Description of the task: In the listing that follows, retype every line from the first through the one containing "import pandas as pd". Pictures are to be left out.

--- Begin Data excerpt ---

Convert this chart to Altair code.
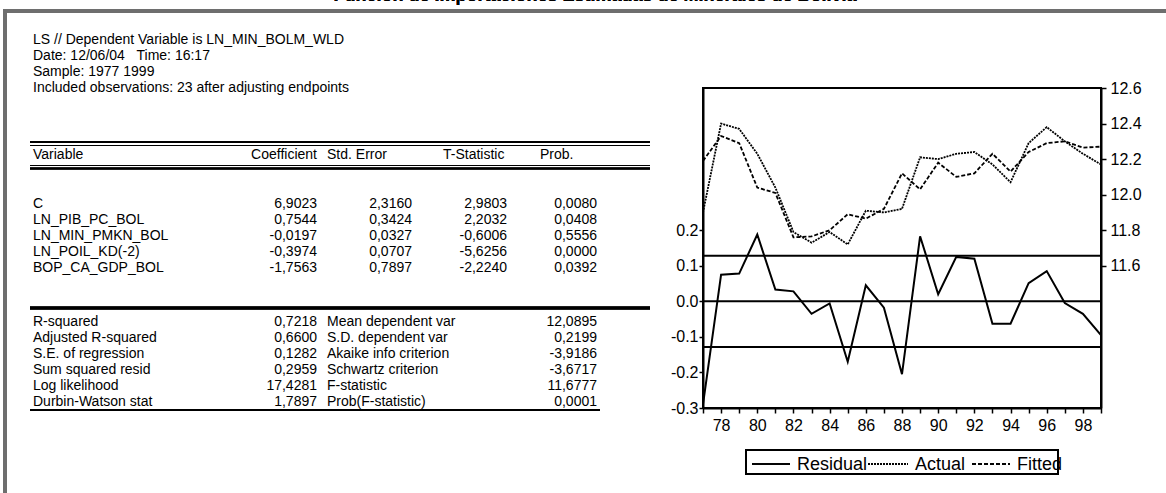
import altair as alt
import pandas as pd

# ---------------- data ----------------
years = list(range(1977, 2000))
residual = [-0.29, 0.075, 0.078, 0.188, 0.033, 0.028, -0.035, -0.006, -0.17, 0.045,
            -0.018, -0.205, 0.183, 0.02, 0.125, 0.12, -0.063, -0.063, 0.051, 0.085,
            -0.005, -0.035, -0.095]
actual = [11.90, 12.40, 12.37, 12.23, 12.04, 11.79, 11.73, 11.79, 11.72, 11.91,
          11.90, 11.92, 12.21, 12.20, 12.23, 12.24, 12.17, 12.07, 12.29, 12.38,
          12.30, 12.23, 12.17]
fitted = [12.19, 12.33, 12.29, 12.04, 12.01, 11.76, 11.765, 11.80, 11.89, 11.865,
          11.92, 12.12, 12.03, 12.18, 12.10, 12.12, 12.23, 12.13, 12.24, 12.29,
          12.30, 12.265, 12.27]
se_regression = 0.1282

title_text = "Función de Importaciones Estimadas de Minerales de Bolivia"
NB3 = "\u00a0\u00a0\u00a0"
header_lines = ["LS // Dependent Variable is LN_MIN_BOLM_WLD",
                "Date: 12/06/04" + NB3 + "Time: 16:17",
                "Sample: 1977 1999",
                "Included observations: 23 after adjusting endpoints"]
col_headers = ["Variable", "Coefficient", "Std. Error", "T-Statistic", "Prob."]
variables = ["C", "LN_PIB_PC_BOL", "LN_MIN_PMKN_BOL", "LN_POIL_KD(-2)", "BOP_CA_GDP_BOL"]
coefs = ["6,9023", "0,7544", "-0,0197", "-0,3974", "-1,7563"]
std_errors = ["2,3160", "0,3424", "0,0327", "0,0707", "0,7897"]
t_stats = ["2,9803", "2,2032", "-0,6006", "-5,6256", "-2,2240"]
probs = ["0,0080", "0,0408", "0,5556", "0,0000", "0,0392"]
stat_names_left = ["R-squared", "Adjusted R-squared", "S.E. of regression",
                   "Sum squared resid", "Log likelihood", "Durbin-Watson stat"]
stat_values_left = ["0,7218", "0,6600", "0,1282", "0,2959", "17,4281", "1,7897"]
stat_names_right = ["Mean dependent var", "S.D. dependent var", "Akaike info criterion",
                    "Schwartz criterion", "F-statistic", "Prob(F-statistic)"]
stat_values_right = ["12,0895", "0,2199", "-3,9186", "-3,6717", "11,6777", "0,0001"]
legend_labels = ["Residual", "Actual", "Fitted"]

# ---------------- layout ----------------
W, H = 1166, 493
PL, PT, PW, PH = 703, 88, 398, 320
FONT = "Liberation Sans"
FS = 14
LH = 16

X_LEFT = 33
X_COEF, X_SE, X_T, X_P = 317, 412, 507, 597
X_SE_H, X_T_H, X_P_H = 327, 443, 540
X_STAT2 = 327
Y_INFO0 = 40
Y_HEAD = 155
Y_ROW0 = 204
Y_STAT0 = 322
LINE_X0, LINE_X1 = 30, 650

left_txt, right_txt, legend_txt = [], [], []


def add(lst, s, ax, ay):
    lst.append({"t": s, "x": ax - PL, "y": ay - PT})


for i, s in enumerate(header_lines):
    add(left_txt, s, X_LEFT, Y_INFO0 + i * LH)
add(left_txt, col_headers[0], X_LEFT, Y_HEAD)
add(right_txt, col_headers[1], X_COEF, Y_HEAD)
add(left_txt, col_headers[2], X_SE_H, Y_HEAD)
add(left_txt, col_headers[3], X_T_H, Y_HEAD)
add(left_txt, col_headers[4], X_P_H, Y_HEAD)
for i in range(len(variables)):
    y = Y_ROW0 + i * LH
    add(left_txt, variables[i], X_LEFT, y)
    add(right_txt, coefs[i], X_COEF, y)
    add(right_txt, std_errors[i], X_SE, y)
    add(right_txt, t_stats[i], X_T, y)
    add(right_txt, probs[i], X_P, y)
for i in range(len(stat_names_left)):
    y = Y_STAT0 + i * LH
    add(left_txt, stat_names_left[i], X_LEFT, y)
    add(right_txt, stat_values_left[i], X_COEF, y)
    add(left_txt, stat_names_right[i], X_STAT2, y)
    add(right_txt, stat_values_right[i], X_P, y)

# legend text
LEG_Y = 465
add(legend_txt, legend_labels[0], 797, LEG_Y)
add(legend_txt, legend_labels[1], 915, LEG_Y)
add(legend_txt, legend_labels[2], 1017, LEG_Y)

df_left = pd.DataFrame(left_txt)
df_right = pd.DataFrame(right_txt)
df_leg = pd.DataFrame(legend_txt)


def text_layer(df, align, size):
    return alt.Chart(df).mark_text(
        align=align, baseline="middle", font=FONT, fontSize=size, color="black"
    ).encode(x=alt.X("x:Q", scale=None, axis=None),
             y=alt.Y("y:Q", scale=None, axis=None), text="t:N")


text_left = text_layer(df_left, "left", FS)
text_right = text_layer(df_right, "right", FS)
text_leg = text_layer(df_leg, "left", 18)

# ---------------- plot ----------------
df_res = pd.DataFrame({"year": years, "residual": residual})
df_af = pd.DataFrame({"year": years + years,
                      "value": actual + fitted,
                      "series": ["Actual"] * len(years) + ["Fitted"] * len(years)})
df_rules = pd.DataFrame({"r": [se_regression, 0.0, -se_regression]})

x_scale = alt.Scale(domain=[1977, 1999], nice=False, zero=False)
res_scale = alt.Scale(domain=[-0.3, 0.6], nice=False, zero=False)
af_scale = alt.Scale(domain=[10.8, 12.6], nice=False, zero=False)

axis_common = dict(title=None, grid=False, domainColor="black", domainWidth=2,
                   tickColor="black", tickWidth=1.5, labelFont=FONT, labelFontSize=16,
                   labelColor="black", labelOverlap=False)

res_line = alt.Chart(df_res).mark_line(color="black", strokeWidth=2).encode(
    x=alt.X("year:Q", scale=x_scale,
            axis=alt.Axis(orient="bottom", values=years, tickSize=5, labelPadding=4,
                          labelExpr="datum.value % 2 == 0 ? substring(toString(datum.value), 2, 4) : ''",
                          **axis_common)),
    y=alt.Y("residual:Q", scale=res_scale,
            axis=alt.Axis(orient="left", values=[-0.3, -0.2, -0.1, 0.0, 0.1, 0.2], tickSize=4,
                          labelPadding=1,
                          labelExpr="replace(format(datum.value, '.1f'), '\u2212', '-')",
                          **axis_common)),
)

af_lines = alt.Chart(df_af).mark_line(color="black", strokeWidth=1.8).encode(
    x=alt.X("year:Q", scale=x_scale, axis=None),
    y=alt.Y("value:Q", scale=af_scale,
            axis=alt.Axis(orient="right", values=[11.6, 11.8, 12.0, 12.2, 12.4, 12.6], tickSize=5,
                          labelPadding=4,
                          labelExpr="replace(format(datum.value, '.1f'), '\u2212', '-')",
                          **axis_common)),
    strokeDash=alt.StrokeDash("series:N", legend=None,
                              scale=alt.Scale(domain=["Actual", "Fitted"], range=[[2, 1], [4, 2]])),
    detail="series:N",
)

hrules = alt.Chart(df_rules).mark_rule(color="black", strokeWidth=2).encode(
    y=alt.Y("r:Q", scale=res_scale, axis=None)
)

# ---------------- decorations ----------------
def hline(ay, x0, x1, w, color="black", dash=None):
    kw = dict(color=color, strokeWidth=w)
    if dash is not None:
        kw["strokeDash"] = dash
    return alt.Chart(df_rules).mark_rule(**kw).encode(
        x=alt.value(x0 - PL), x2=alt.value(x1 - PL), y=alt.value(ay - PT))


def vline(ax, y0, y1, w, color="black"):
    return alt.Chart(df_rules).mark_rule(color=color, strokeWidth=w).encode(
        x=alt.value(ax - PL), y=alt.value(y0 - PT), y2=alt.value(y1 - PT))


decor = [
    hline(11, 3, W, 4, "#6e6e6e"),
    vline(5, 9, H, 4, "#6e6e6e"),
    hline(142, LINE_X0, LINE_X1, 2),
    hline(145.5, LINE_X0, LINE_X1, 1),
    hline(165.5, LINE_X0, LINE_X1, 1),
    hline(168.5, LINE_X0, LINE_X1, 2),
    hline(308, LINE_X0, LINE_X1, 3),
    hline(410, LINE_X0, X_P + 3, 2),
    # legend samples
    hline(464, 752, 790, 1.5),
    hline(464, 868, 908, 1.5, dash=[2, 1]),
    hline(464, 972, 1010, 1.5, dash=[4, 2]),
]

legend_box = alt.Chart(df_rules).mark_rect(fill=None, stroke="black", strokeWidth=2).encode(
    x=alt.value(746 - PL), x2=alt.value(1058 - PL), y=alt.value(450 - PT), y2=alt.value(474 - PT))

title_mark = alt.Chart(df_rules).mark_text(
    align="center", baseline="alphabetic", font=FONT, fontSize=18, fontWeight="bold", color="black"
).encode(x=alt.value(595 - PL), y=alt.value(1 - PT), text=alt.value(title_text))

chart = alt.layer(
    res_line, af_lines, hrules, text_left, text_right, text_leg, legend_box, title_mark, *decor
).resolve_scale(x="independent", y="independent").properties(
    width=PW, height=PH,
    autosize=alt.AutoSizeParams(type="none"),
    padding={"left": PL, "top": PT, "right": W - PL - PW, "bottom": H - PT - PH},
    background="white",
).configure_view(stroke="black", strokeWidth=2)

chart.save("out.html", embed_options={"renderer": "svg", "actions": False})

--- End Data excerpt ---

Written response:
Convert this chart to Altair code.
import altair as alt
import pandas as pd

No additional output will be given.